I think slowly over the last six months I have gone from hating what they did to my husband, potentially leading to him being thrown out of his home country, the place where he has a job and a family, a car and a mortgage, to realizing that actually he still has 27 potential home countries, I'm the prisoner. I go over and over in my head, beating myself up despite being a 'je ne regrette rien' type of girl, usually at least... why didn't I take out French nationality with my first husband when I had the chance? Because this was never going to happen - that's why!!! I try somehow to convince the Danes I deserve a Danish passport, though I know that is harder. Denmark needs you to prove you have a deeper connection to there than here, which is kind of difficult when we met here and live here. Technically, I guess, if he gets deported that might become a more obvious argument!

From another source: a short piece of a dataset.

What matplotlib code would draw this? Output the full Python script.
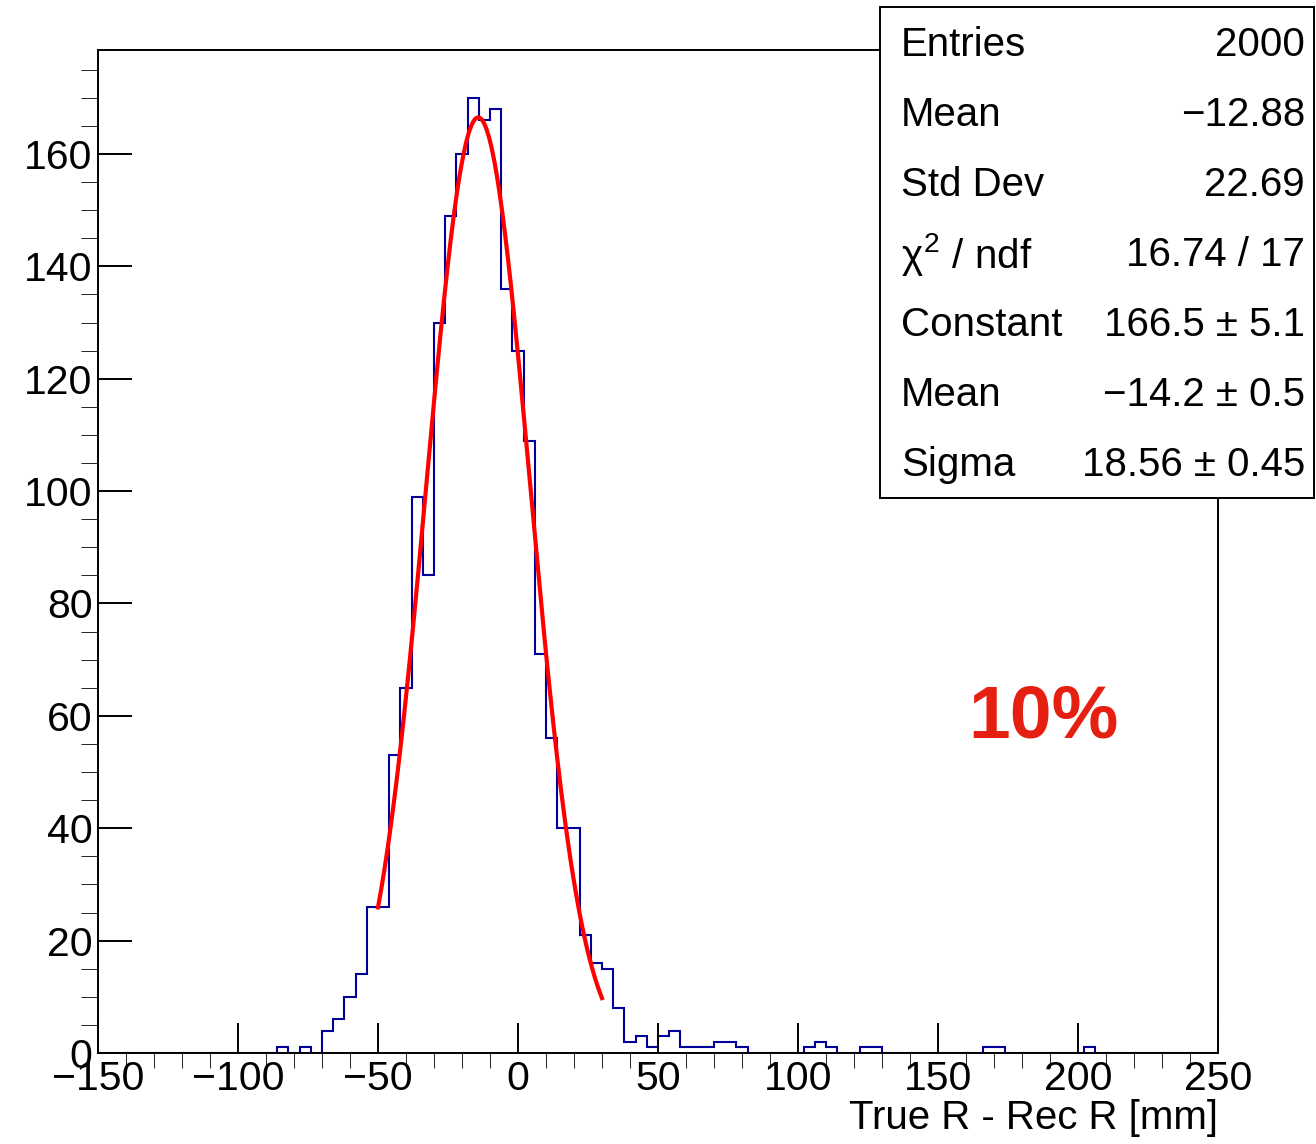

In a panic I check the French rules and realize if I just live there two years, I can apply for citizenship as the mother of a French minor, but that means leaving before article 50 and simultaneously Charlotte needs me here as she's sitting Highers in four months - it's all one colossal, fucking, never-ending nightmare.

Then I fall apart again. I got divorced at 37. I restarted my life from scratch. I took out a new mortgage though I was thirteen years into the first one. Rebuilding everything, though it was the right decision, was tiring and I can't honestly face restarting again at 49, as that is the age I turn on Saturday. It's hopeless. Thomas too restarted his life at 30 in a new country. We're fifteen years down the line and he too would find restarting an uphill struggle. If we're both exhausted at the thought then how can we find the strength to force it on the kids? Worse still, two will be at uni and three at school at Brexit point. We can't break up a family. But if the country follows this suicidal hard vision of the Tories, we owe it to the kids to get them out and plead with the older ones to join us after their studies because there will be no future in Scotland for them if we're dragged along. It is my duty to do what's best for my kids, and that surely means giving them a future. But how? How do you start again at 49 and 45 with nothing, and no jobs and two of your kids in another country, worrying about your mum who you've left behind? I slump to the floor again in self-pity.

Later that night Thomas, always more optimistic than me, puts on an Icelandic drama to cheer me up. And there it is! Reykjavik! A sudden light bulb moment - we frantically google the exchange rate and find a rather fetching bright red B&B for sale (a bit like this) in central Reykjavik for about £300K - two problems solved - an affordable house and a job! Ok so I can only recognize maybe 5% of Icelandic words but how hard can it be? Thomas studied old Norse twenty years ago! I dream of that escape for another couple of hours before bumping back down yet again on my nasty little roller-coaster as I waken in the middle of the night to realize once again the family have all been forced out but I can't join them. Cold sweat time in the wee small hours. I'm tired of it all... and it hasn't even started yet.

So this is my day to day life since last June. It is exhausting. So who knows what Life on the roller coaster part 2 will be  - maybe one of my angry days - they're fun to watch and expletive-filled, or maybe it'll be one of my optimistic ones, or perhaps something unrelated on one of the few days where I almost push it out my mind. Time will tell, but I suppose it's better than just blogging it in my  own head.